Both issues are at the forefront of Obama’s domestic agenda, but it’s still uncertain whether the president will get his way. The banking and health insurance industries, along with their supporters in Congress, are pushing back against reforms.
The reforms so far outlined are expected to benefit the Black community most. Consider, for example, statistics from the Centers for Disease Control which show Blacks with a 51 percent higher prevalence of obesity compared with whites, and Hispanics with a 21 percent higher prevalence. African-Americans are also more likely to have no health insurance because they have lost their jobs at a higher rate than the rest of the population. In the current environment, losing a job also means losing health care for the family.
True, the health of the nation’s Black and Latino communities got a significant shot in the arm when the Department of Health and Human Services allocated $650 million for health and wellness on Sept. 21, according to PolicyLink, a national research and advocacy organization. Since Lehman Brothers collapsed last September, however, the job market has been a nightmare for many African-Americans, a situation that is expected to continue for some time because we are having a jobless economic recovery.
For example, the 2009 Layoff Tracker Report by UNITY (the umbrella organization for the Black, Hispanic, Asian-American and Native American journalist associations) shows an average 22 percent increase in journalism jobs lost each month from September 2008 through August 2009. During the same period, the economy shed jobs at an average pace of 8-plus percent each month. The news industry has shed 35,885 since Sept. 15, 2008, and 46,599 jobs since UNITY began tracking job losses on Jan. 1, 2008.

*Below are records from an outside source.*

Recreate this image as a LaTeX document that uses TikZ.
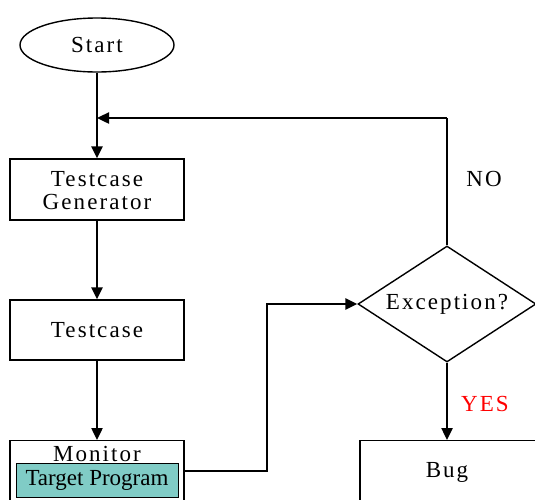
\documentclass[tikz,border=0pt]{standalone}
\usepackage{fontspec}
\setmainfont{Liberation Serif}
\newfontfamily\spaced[LetterSpace=9]{Liberation Serif}
\usetikzlibrary{shapes.geometric,arrows.meta}
\definecolor{tealfill}{HTML}{80CCC6}
\tikzset{
  box/.style={draw, line width=1.4pt, rectangle, inner sep=0pt},
  lbl/.style={font=\spaced\fontsize{23}{23}\selectfont},
  flow/.style={line width=2.4pt, -{Triangle[length=12pt,width=11pt]}},
  plain/.style={line width=2.4pt}
}
\begin{document}
\begin{tikzpicture}[x=1pt,y=-1pt]
\useasboundingbox (0,0) rectangle (535,499);
% start terminal
\node[draw, line width=1.4pt, ellipse, minimum width=154pt, minimum height=54pt, inner sep=0pt, lbl] (start) at (97,45) {\raisebox{-1.5pt}{Start}};
% process boxes
\node[box, minimum width=174pt, minimum height=61pt, lbl] (gen) at (97,189.5) {};
\node[lbl, align=center, inner sep=0pt] (genlbl) at (97,191) {Testcase\\Generator};
\node[box, minimum width=174pt, minimum height=60pt, lbl] (tc) at (97,330) {\raisebox{-1.5pt}{Testcase}};
\node[box, minimum width=174pt, minimum height=62pt, anchor=north] (mon) at (97,440) {};
\node[lbl, inner sep=0pt] (monlbl) at (97,454) {Monitor};
\node[draw, line width=1pt, fill=tealfill, minimum width=162pt, minimum height=34pt, inner sep=0pt, font=\fontsize{23}{23}\selectfont] (tp) at (97,480) {\raisebox{-2.5pt}{Target Program}};
% decision
\node[draw, line width=1.4pt, diamond, minimum width=178pt, minimum height=116pt, aspect=1.53, inner sep=0pt, lbl] (dec) at (447,304) {\raisebox{-1.5pt}{Exception?}};
\node[box, minimum width=180pt, minimum height=62pt, anchor=north, lbl] (bug) at (450,440) {};
\node[lbl, inner sep=0pt] (buglbl) at (447,472.5) {Bug};
% connectors
\coordinate (loop) at (447,118);
\coordinate (join) at (97,118);
\coordinate (mid) at (267,471);
\draw[flow] (start) -- (gen);
\draw[plain] (dec.north) -- (loop);
\draw[flow] (loop) -- (join);
\draw[flow] (gen) -- (tc);
\draw[flow] (tc) -- (mon);
\draw[flow] (mon.east |- mid) -- (mid) |- (dec.west);
\draw[flow] (dec.south) -- (dec.south |- bug.north);
% branch labels
\node[lbl] (no) at (484,179) {NO};
\node[lbl, text=red] (yes) at (485,404) {YES};
\end{tikzpicture}
\end{document}
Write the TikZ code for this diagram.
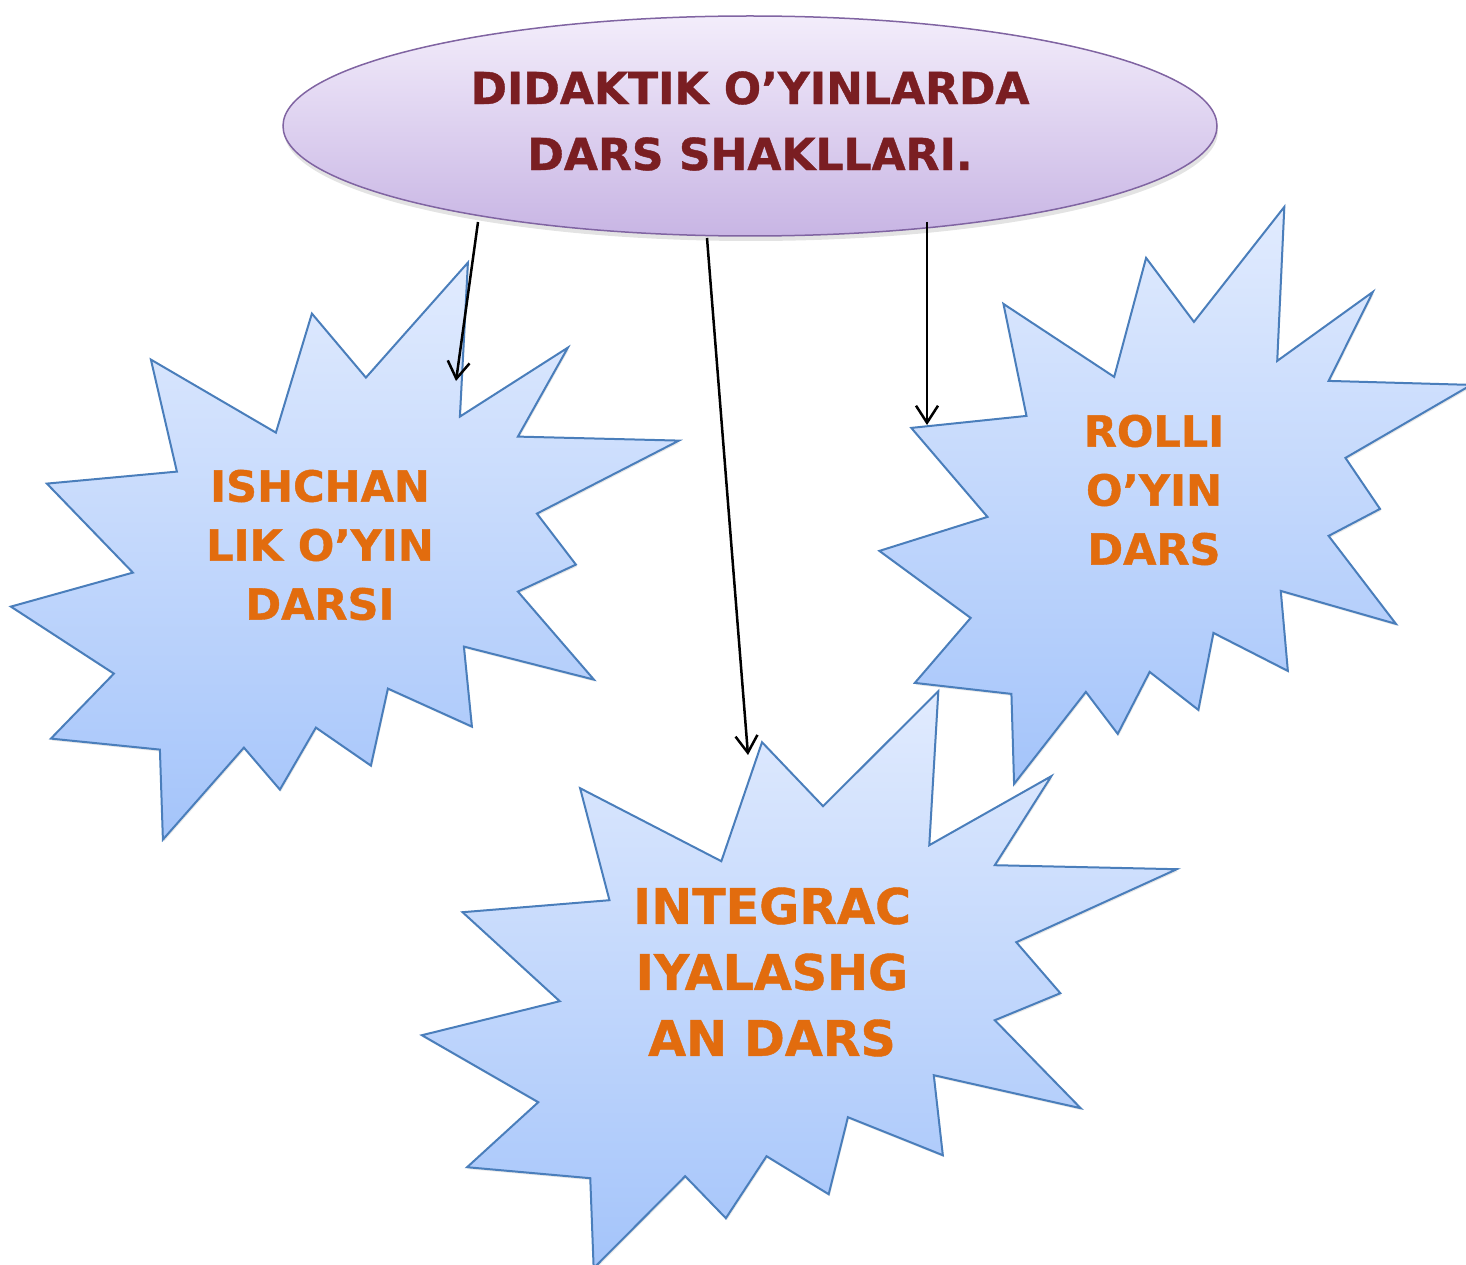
\documentclass[tikz,border=0pt]{standalone}
\usepackage{fontspec}
\setmainfont{DejaVu Sans}
\newfontfamily\heavyfont[FakeBold=0.9]{DejaVu Sans Bold}
\usetikzlibrary{shapes.geometric,arrows.meta,shadows}
\definecolor{ellTop}{RGB}{243,237,251}
\definecolor{ellBot}{RGB}{200,181,228}
\definecolor{ellLine}{RGB}{128,100,162}
\definecolor{starTop}{RGB}{225,235,254}
\definecolor{starBot}{RGB}{164,196,250}
\definecolor{starLine}{RGB}{74,126,187}
\definecolor{titleRed}{RGB}{122,30,34}
\definecolor{orangeTxt}{RGB}{226,108,14}
\tikzset{
  starshape/.style={draw=starLine, line width=2pt, line join=miter,
    top color=starTop, bottom color=starBot,
    drop shadow={opacity=.18, shadow xshift=1pt, shadow yshift=-2pt}},
  startext/.style={text=orangeTxt, font=\heavyfont\fontsize{43}{59}\selectfont,
    align=center, inner sep=0pt},
  arr/.style={line width=2.5pt, -{Straight Barb[length=17pt,width=22pt,line width=2.5pt]}},
  explosion/.pic={
    \path[starshape] (0,0) -- (-8,154) -- (100,85) -- (50,174) -- (211,178)
      -- (69,251) -- (108,302) -- (50,329) -- (126,417) -- (-4,384)
      -- (4,464) -- (-80,426) -- (-97,503) -- (-152,465) -- (-188,527)
      -- (-224,485) -- (-305,577) -- (-308,487) -- (-417,476) -- (-354,411)
      -- (-457,344) -- (-335,310) -- (-421,221) -- (-291,209) -- (-317,97)
      -- (-192,170) -- (-156,51) -- (-102,115) -- cycle;
  }
}
\begin{document}
\begin{tikzpicture}[x=1pt,y=-1pt]
\useasboundingbox (0,0) rectangle (1466,1265);
% title ellipse
\node[ellipse, draw=ellLine, line width=1.5pt, minimum width=934pt, minimum height=220pt,
  inner sep=0pt, top color=ellTop, bottom color=ellBot,
  drop shadow={opacity=.22, shadow xshift=1pt, shadow yshift=-5pt}] (ell) at (750,126) {};
\node[text=titleRed, font=\heavyfont\fontsize{44}{66}\selectfont, align=center, inner sep=0pt]
  (title) at (750,121) {DIDAKTIK O’YINLARDA\\DARS SHAKLLARI.};
% stars
\pic at (467.9,262.6) {explosion};
\pic[xscale=0.886] at (1284.3,206.9) {explosion};
\pic[xscale=1.13] at (938.3,691.2) {explosion};
\node[startext] (ishchan) at (320,545) {ISHCHAN\\LIK O’YIN\\DARSI};
\node[startext] (rolli) at (1154,490) {ROLLI\\O’YIN\\DARS};
\node[startext, font=\heavyfont\fontsize{49}{66}\selectfont] (integ) at (772,972)
  {INTEGRAC\\IYALASHG\\AN DARS};
% connectors
\coordinate (s1) at (478,222);
\coordinate (e1) at (456,381);
\coordinate (s2) at (707,238);
\coordinate (e2) at (748,755);
\coordinate (s3) at (927,222);
\coordinate (e3) at (927,425);
\draw[arr] (s1) -- (e1);
\draw[arr] (s2) -- (e2);
\draw[arr] (s3) -- (e3);
\end{tikzpicture}
\end{document}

Racial inequalities in healthcare access and quality added more than $50 billion a year in direct U.S. healthcare costs over a four-year period, according to a study released today by the Joint Center for Political and Economic Studies, a Washington, D.C., think tank. In this study, researchers at Johns Hopkins and the University of Maryland found that more than 30 percent of direct medical expenditures for African-Americans, Asian Americans and Hispanics were excess costs linked to health inequalities. Between 2003 and 2006, these excess costs were $229.4 billion. The researchers estimate that the indirect costs of racial inequalities associated with illness and premature death amounted to more than a trillion dollars over the same time period.
Eliminating these inequalities would have saved the U.S. economy a grand total of $1.24 trillion dollars. The study notes that this four-year $1.24 trillion expenditure is more than the annual gross domestic product of India, the world’s 12th largest economy.
“This study shows that society has been paying a steep price in actual dollars and cents for racial and ethnic health disparities and unequal access to quality health care,” said Ralph B. Everett, president and CEO of the Joint Center. “It also indicates that eliminating these racial inequalities will improve both the health status of our fellow citizens as well as our nation’s fiscal health.”
Health Secretary Kathleen Sebelius points out that reducing minority health disparities is a top priority for the Obama administration, the Department of Health and Human Services “and for me personally as Secretary.” There’s no single explanation for the disparities outlined in the report, she argues.
While there is no single solution either, we do know that the two biggest contributors to these disparities are a lack of access to insurance and a lack of access to care, the Secretary notes. Fixing these problems is a big part of why the Obama administration is so committed to passing health insurance reform this year, she insists.
Previous studies have established that minority Americans experience poorer than average health outcomes from cradle to grave. People of color are significantly more likely to die as infants, have higher rates of chronic disease and disability and shorter life spans.